Reputation: 7351
I have a long vector of strings containing a market name and other stuff
S = c('123_GOLD_534', '531_SILVER_dfds', '93_COPPER_29dad', '452_GOLD_deww')
and another vector contains all the possible markets
V = c('GOLD','SILVER')
How can I extract the market name bit from S? Basically I want to loop over V
and S
, replace S[j]
with V[i]
if grepl(V[i], S[j])
.
So the result should look like
c('GOLD','SILVER',NA,'GOLD')
Upvotes: 2
Views: 398
Reputation: 627468
You may use str_extract
from stringr:
> library(stringr)
> str_extract(S, paste(V, collapse="|"))
[1] "GOLD" "SILVER" NA "GOLD"
The paste(V, collapse="|")
will create a regex like GOLD|SILVER
and will thus extract GOLD
or SILVER
. If the regex does not match, it will just return NA.

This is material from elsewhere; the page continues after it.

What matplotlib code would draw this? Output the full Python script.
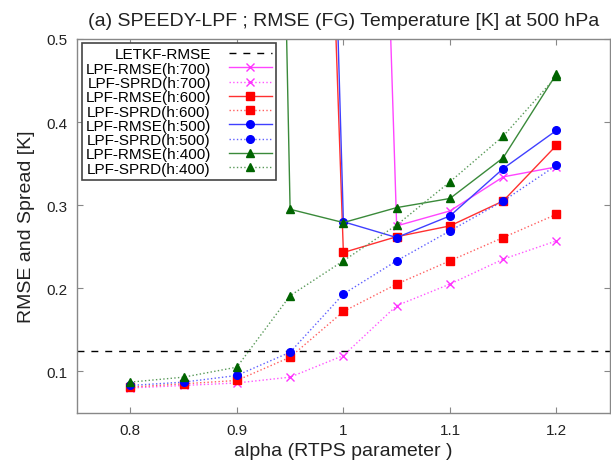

Note that if you need to match GOLD
or SILVER
only when enclosed with _
symbols, replace paste(V, collapse="|")
with paste0("(?<=_)(?:", paste(V, collapse="|"), ")(?=_)")
:
> str_extract(S, paste0("(?<=_)(?:", paste(V, collapse="|"), ")(?=_)"))
[1] "GOLD" "SILVER" NA "GOLD"
It will create a regex like (?<=_)(?:GOLD|SILVER)(?=_)
and will only match GOLD
or SILVER
if there is a _
in front ((?<=_)
, a positive lookbehind) and if there is a _
after the value (due to the (?=_)
positive lookahead). Lookaheads do not add matched text to the match (they are non-consuming).
Upvotes: 4